Review of ‘City of Bones’ by Michael Connelly


City-of-bonesMichael Connelly, City of Bones (Boston: Little, Brown and Company, 2002). Hardcover | Paperback | Kindle

City of Bones is the eighth installment in Michael Connelly’s series of novels featuring Los Angeles homicide detective Harry Bosch. It opens on New Years Day, when Bosch is called to a home in Laurel Canyon. A dog has found a bone, and its owner, a medical doctor, is certain that it’s human. Bosch begins to investigate and unearths the majority of a skeleton. Forensic examination reveals that the body belonged to a young male who had suffered physical abuse throughout his short life.

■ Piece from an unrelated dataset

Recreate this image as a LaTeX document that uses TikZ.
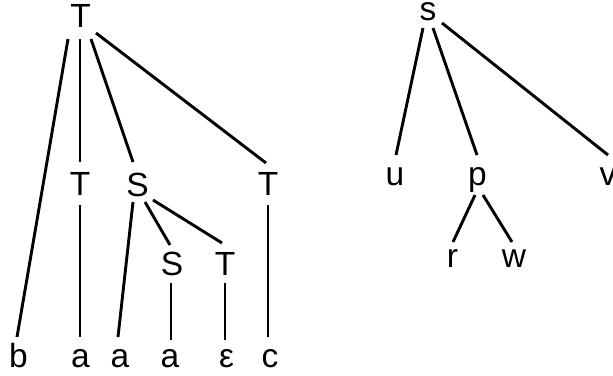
\documentclass[tikz,border=0pt]{standalone}
\usepackage{fontspec}
\setmainfont{Liberation Sans}
\usetikzlibrary{calc}
\begin{document}
\begin{tikzpicture}[x=1pt,y=-1pt,
  lab/.style={inner sep=0pt,anchor=base,font=\fontsize{33.5}{40}\selectfont},
  edge/.style={line width=2.9pt}]
\useasboundingbox (0,0) rectangle (613,375);
% left tree
\node[lab] (T0) at (80.5,27) {T};
\node[lab] (T1) at (80,195) {T};
\node[lab] (S1) at (137.5,196) {S};
\node[lab] (T2) at (268,195) {T};
\node[lab] (S2) at (172,275) {S};
\node[lab] (T3) at (225,275) {T};
\node[lab] (b) at (18.5,367) {b};
\node[lab] (a1) at (80.5,367) {a};
\node[lab] (a2) at (120,367) {a};
\node[lab] (a3) at (170,367) {a};
\node[lab] (eps) at (226.5,367) {ε};
\node[lab] (c) at (270,367) {c};
\draw[edge] ($(T0.base)+(-12.5,12)$) -- ($(b.base)+(-1.5,-30)$);
\draw[edge] ($(T0.base)+(-0.5,12)$) -- ($(T1.base)+(0,-33)$);
\draw[edge] ($(T0.base)+(10.5,12)$) -- ($(S1.base)+(-4.5,-34)$);
\draw[edge] ($(T0.base)+(15.5,6)$) -- ($(T2.base)+(-2,-32)$);
\draw[edge] ($(T1.base)+(0,10)$) -- ($(a1.base)+(-0.5,-30)$);
\draw[edge] ($(S1.base)+(-4.5,6)$) -- ($(a2.base)+(-2,-30)$);
\draw[edge] ($(S1.base)+(7.5,6)$) -- ($(S2.base)+(-2,-30)$);
\draw[edge] ($(S1.base)+(15.5,4)$) -- ($(T3.base)+(-3,-32)$);
\draw[edge] ($(S2.base)+(-1,8)$) -- ($(a3.base)+(1,-27)$);
\draw[edge] ($(T3.base)+(0,8)$) -- ($(eps.base)+(-1.5,-27)$);
\draw[edge] ($(T2.base)+(0,10)$) -- ($(c.base)+(-2,-30)$);
% right tree
\node[lab] (s) at (428,20) {s};
\node[lab] (u) at (395,185) {u};
\node[lab] (p) at (477.5,185) {p};
\node[lab] (v) at (608,185) {v};
\node[lab] (r) at (452.5,267) {r};
\node[lab] (w) at (514,267) {w};
\draw[edge] ($(s.base)+(-5,8)$) -- ($(u.base)+(1,-30)$);
\draw[edge] ($(s.base)+(5,8)$) -- ($(p.base)+(-0.5,-30)$);
\draw[edge] ($(s.base)+(14,3)$) -- ($(v.base)+(0,-30)$);
\draw[edge] ($(p.base)+(-2.5,10)$) -- ($(r.base)+(0.5,-25)$);
\draw[edge] ($(p.base)+(5.5,10)$) -- ($(w.base)+(-2,-25)$);
\end{tikzpicture}
\end{document}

Within days, Bosch knows the name of the victim, Arthur Delacroix, and the year of his murder, 1980. But who killed him, and why? Connelly leads readers through Bosch’s 13-day investigation with storytelling skill, leading us down investigative rabbit trails, only to corner the killer in the last pages of the book. In addition to the identity of the killer, those 13 days uncover secrets that destroy lives and families and threaten to end Bosch’s career.

I was familiar with the plot of City of Bones before reading it. This book, along with Concrete Blonde, is the textual basis of the first season of Amazon’s Bosch series. The TV series took quite a few liberties with Concrete Blonde, but it hewed closely to the narrative of City of Bones, with a few, important exceptions. Still, it is a testament to Connelly’s storytelling skill that he captured my attention through the book despite the fact that I knew who the killer was all along.

I’ve reviewed a number of books in Connelly’s Harry Bosch series, together with books in his Mickey Halley and Terry McCaleb series. With one exception, I think each of them is well crafted and engaging. As a guy who likes to read mystery series featuring a lead character and returning cast of characters, I thoroughly enjoy Michael Connelly’s books and recommend them to people with similar tastes to mine.

Read the books in order, though. Each mystery is self-contained, but the character arc of Harry Bosch is worth making the time and effort to start from The Black Echo and work your way forward.